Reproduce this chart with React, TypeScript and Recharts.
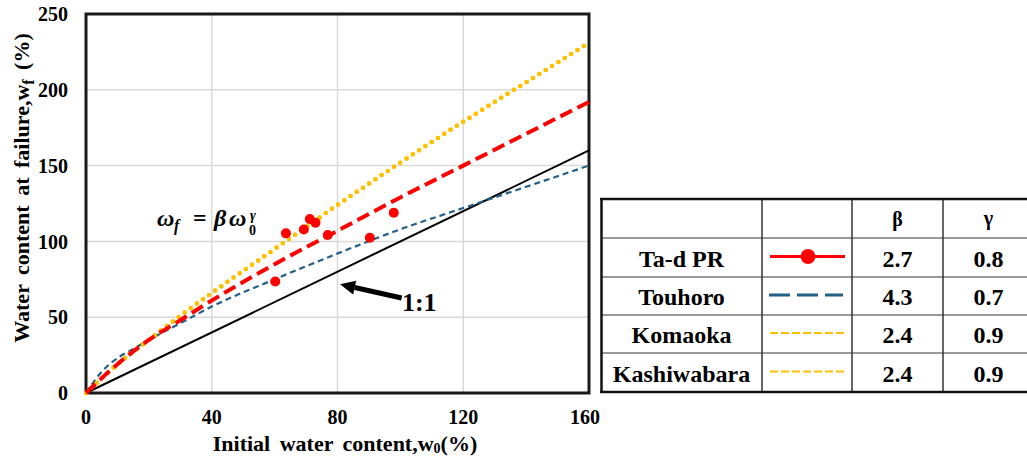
import React from "react"
import {
  ComposedChart,
  Line,
  Scatter,
  XAxis,
  YAxis,
  CartesianGrid,
  ReferenceArea,
  ReferenceLine,
  ReferenceDot,
} from "recharts"

const serif = '"Liberation Serif", "Times New Roman", serif'

const xTicks = [0, 40, 80, 120, 160]
const yTicks = [0, 50, 100, 150, 200, 250]

// measured points (Ta-d PR)
const tadX = [60.2, 63.6, 69.3, 71.2, 73.0, 76.9, 90.3, 97.9]
const tadY = [73.5, 105.3, 107.9, 114.7, 112.3, 104.2, 102.4, 118.9]

// fitted curves
const fitX = [0, 10, 20, 30, 40, 60, 80, 100, 120, 140, 160]
const tadFit = [0, 19, 35, 48, 61, 85, 107, 129, 150, 171, 192]
const komaokaFit = [0, 19, 35, 51, 66, 95, 124, 152, 179, 205, 231]
const kashiwabaraFit = [0, 19, 35, 51, 66, 95, 124, 152, 179, 205, 231]
const touhoroX = [0, 5, 10, 15, 20, 30, 40, 60, 80, 100, 120, 140, 160]
const touhoroFit = [0, 14, 23, 29, 35, 46, 57, 75, 92, 108, 122, 136, 150]
const oneX = [0, 160]
const oneY = [0, 160]

// table
const soilNames = ["Ta-d PR", "Touhoro", "Komaoka", "Kashiwabara"]
const betaValues = ["2.7", "4.3", "2.4", "2.4"]
const gammaValues = ["0.8", "0.7", "0.9", "0.9"]

const RED = "#ff0000"
const BLUE = "#245f88"
const YELLOW = "#ffc000"

const toPoints = (xs: number[], ys: number[]) => xs.map((x, i) => ({ x, y: ys[i] }))

function Arrow(props: any) {
  const { x1, y1, x2, y2 } = props
  const dx = x2 - x1
  const dy = y2 - y1
  const len = Math.hypot(dx, dy) || 1
  const ux = dx / len
  const uy = dy / len
  const head = 15
  const half = 7
  const bx = x2 - ux * head
  const by = y2 - uy * head
  return (
    <g>
      <line x1={x1} y1={y1} x2={bx} y2={by} stroke="#000" strokeWidth={5} />
      <polygon
        points={`${x2},${y2} ${bx - uy * half},${by + ux * half} ${bx + uy * half},${by - ux * half}`}
        fill="#000"
      />
    </g>
  )
}

function Formula(props: any) {
  const { cx, cy } = props
  return (
    <text x={cx} y={cy} fontFamily={serif} fontWeight="bold" fontStyle="italic" fontSize={24} fill="#000">
      <tspan x={cx}>ω</tspan>
      <tspan x={cx + 17} dy={5} fontSize={16}>f</tspan>
      <tspan x={cx + 36} dy={-5} fontStyle="normal">=</tspan>
      <tspan x={cx + 57}>β</tspan>
      <tspan x={cx + 72}>ω</tspan>
      <tspan x={cx + 92} dy={9} fontSize={14} fontStyle="normal">0</tspan>
      <tspan x={cx + 93} dy={-15} fontSize={14}>γ</tspan>
    </text>
  )
}

function OneToOne(props: any) {
  const { cx, cy } = props
  return (
    <text x={cx} y={cy} fontFamily={serif} fontWeight="bold" fontSize={26} fill="#000">
      1:1
    </text>
  )
}

function XTitle() {
  return (
    <text x={345} y={451} textAnchor="middle" fontFamily={serif} fontWeight="bold" fontSize={22} fill="#000" style={{ wordSpacing: 4 }}>
      Initial water content,w
      <tspan fontSize={14} dy={2}>0</tspan>
      <tspan dy={-2}>(%)</tspan>
    </text>
  )
}

function YTitle() {
  return (
    <text
      transform="translate(29,188) rotate(-90)"
      textAnchor="middle"
      fontFamily={serif}
      fontWeight="bold"
      fontSize={22}
      fill="#000"
      style={{ wordSpacing: 4 }}
    >
      Water content at failure,w
      <tspan fontSize={16} dy={5}>f</tspan>
      <tspan dy={-5}> (%)</tspan>
    </text>
  )
}

function Dot(props: any) {
  const { cx, cy } = props
  return <circle cx={cx} cy={cy} r={5} fill={RED} />
}

const colEdges = [601, 762, 852, 943, 1034]
const rowEdges = [199, 238, 277, 315, 353, 392]

function ParamTable() {
  const cx = colEdges.slice(0, 4).map((c, i) => (c + colEdges[i + 1]) / 2)
  const cy = rowEdges.slice(0, 5).map((r, i) => (r + rowEdges[i + 1]) / 2)
  const txt = { fontFamily: serif, fontWeight: "bold" as const, fontSize: 24, fill: "#000", textAnchor: "middle" as const }
  return (
    <svg width={1027} height={459} style={{ position: "absolute", left: 0, top: 0, pointerEvents: "none" }}>
      {rowEdges.slice(1, 5).map((y) => (
        <line key={y} x1={601} x2={1027} y1={y} y2={y} stroke="#777" strokeWidth={1.5} />
      ))}
      {colEdges.slice(1, 4).map((x) => (
        <line key={x} x1={x} x2={x} y1={199} y2={392} stroke="#333" strokeWidth={1.5} />
      ))}
      <line x1={601.5} x2={601.5} y1={198} y2={393} stroke="#111" strokeWidth={2.5} />
      <line x1={600} x2={1027} y1={199} y2={199} stroke="#111" strokeWidth={2.5} />
      <line x1={600} x2={1027} y1={392} y2={392} stroke="#111" strokeWidth={2.5} />

      <text x={cx[2]} y={cy[0] + 7} {...txt} fontSize={20}>β</text>
      <text x={cx[3]} y={cy[0] + 6} {...txt} fontSize={20}>γ</text>

      {soilNames.map((name, i) => (
        <g key={name}>
          <text x={cx[0]} y={cy[i + 1] + 9} {...txt}>{name}</text>
          <text x={cx[2]} y={cy[i + 1] + 9} {...txt}>{betaValues[i]}</text>
          <text x={cx[3]} y={cy[i + 1] + 9} {...txt}>{gammaValues[i]}</text>
        </g>
      ))}

      <line x1={770} x2={845} y1={cy[1] - 1} y2={cy[1] - 1} stroke={RED} strokeWidth={3} />
      <circle cx={808} cy={cy[1] - 1} r={7.5} fill={RED} />
      <line x1={769} x2={843} y1={cy[2] - 1} y2={cy[2] - 1} stroke={BLUE} strokeWidth={3} strokeDasharray="21 7" />
      <line x1={770} x2={844} y1={cy[3] - 1} y2={cy[3] - 1} stroke={YELLOW} strokeWidth={2} strokeDasharray="8 3" />
      <line x1={770} x2={844} y1={cy[4] - 1} y2={cy[4] - 1} stroke={YELLOW} strokeWidth={2} strokeDasharray="8 3" />
    </svg>
  )
}

export default function App() {
  const tick = { fill: "#000", fontSize: 20, fontWeight: "bold", fontFamily: serif }
  return (
    <div style={{ position: "relative", width: 1027, height: 459, overflow: "hidden", background: "#fff" }}>
      <style>{"html,body{margin:0;padding:0;overflow:hidden;background:#fff}"}</style>
      <ComposedChart width={600} height={459} margin={{ top: 14, right: 11, bottom: 0, left: 0 }}>
        <CartesianGrid stroke="#d9d9d9" strokeWidth={1.5} />
        <XAxis
          dataKey="x"
          type="number"
          domain={[0, 160]}
          ticks={xTicks}
          height={66}
          tick={tick}
          tickSize={0}
          tickMargin={17}
          axisLine={false}
          label={<XTitle />}
        />
        <YAxis
          dataKey="y"
          type="number"
          domain={[0, 250]}
          ticks={yTicks}
          width={86}
          tick={tick}
          tickSize={0}
          tickMargin={18}
          axisLine={false}
          label={<YTitle />}
        />
        <Line
          data={toPoints(oneX, oneY)}
          dataKey="y"
          type="linear"
          stroke="#000"
          strokeWidth={2}
          dot={false}
          activeDot={false}
          isAnimationActive={false}
        />
        <Line
          data={toPoints(touhoroX, touhoroFit)}
          dataKey="y"
          type="monotone"
          stroke={BLUE}
          strokeWidth={2.2}
          strokeDasharray="6 4"
          dot={false}
          activeDot={false}
          isAnimationActive={false}
        />
        <Line
          data={toPoints(fitX, kashiwabaraFit)}
          dataKey="y"
          type="monotone"
          stroke={YELLOW}
          strokeWidth={4.5}
          strokeDasharray="0 7.5"
          strokeLinecap="round"
          dot={false}
          activeDot={false}
          isAnimationActive={false}
        />
        <Line
          data={toPoints(fitX, komaokaFit)}
          dataKey="y"
          type="monotone"
          stroke={YELLOW}
          strokeWidth={4.5}
          strokeDasharray="0 7.5"
          strokeLinecap="round"
          dot={false}
          activeDot={false}
          isAnimationActive={false}
        />
        <Line
          data={toPoints(fitX, tadFit)}
          dataKey="y"
          type="monotone"
          stroke={RED}
          strokeWidth={4}
          strokeDasharray="13 6"
          dot={false}
          activeDot={false}
          isAnimationActive={false}
        />
        <Scatter data={toPoints(tadX, tadY)} shape={<Dot />} isAnimationActive={false} />
        <ReferenceArea x1={0} x2={160} y1={0} y2={250} fill="none" stroke="#1a1a1a" strokeWidth={3} />
        <ReferenceLine segment={[{ x: 100.4, y: 62.7 }, { x: 80.8, y: 71.7 }]} shape={Arrow} />
        <ReferenceDot x={22.6} y={110.2} shape={Formula} />
        <ReferenceDot x={100.5} y={54.3} shape={OneToOne} />
      </ComposedChart>
      <ParamTable />
    </div>
  )
}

□ □ □

| Task prompt |
Return only the lines from the start of the data through the line that contains "const toPoints = (xs: number[], ys: number[])", please, copying them exactly and omitting all pictures.

| Final result |
Reproduce this chart with React, TypeScript and Recharts.
import React from "react"
import {
  ComposedChart,
  Line,
  Scatter,
  XAxis,
  YAxis,
  CartesianGrid,
  ReferenceArea,
  ReferenceLine,
  ReferenceDot,
} from "recharts"

const serif = '"Liberation Serif", "Times New Roman", serif'

const xTicks = [0, 40, 80, 120, 160]
const yTicks = [0, 50, 100, 150, 200, 250]

// measured points (Ta-d PR)
const tadX = [60.2, 63.6, 69.3, 71.2, 73.0, 76.9, 90.3, 97.9]
const tadY = [73.5, 105.3, 107.9, 114.7, 112.3, 104.2, 102.4, 118.9]

// fitted curves
const fitX = [0, 10, 20, 30, 40, 60, 80, 100, 120, 140, 160]
const tadFit = [0, 19, 35, 48, 61, 85, 107, 129, 150, 171, 192]
const komaokaFit = [0, 19, 35, 51, 66, 95, 124, 152, 179, 205, 231]
const kashiwabaraFit = [0, 19, 35, 51, 66, 95, 124, 152, 179, 205, 231]
const touhoroX = [0, 5, 10, 15, 20, 30, 40, 60, 80, 100, 120, 140, 160]
const touhoroFit = [0, 14, 23, 29, 35, 46, 57, 75, 92, 108, 122, 136, 150]
const oneX = [0, 160]
const oneY = [0, 160]

// table
const soilNames = ["Ta-d PR", "Touhoro", "Komaoka", "Kashiwabara"]
const betaValues = ["2.7", "4.3", "2.4", "2.4"]
const gammaValues = ["0.8", "0.7", "0.9", "0.9"]

const RED = "#ff0000"
const BLUE = "#245f88"
const YELLOW = "#ffc000"

const toPoints = (xs: number[], ys: number[]) => xs.map((x, i) => ({ x, y: ys[i] }))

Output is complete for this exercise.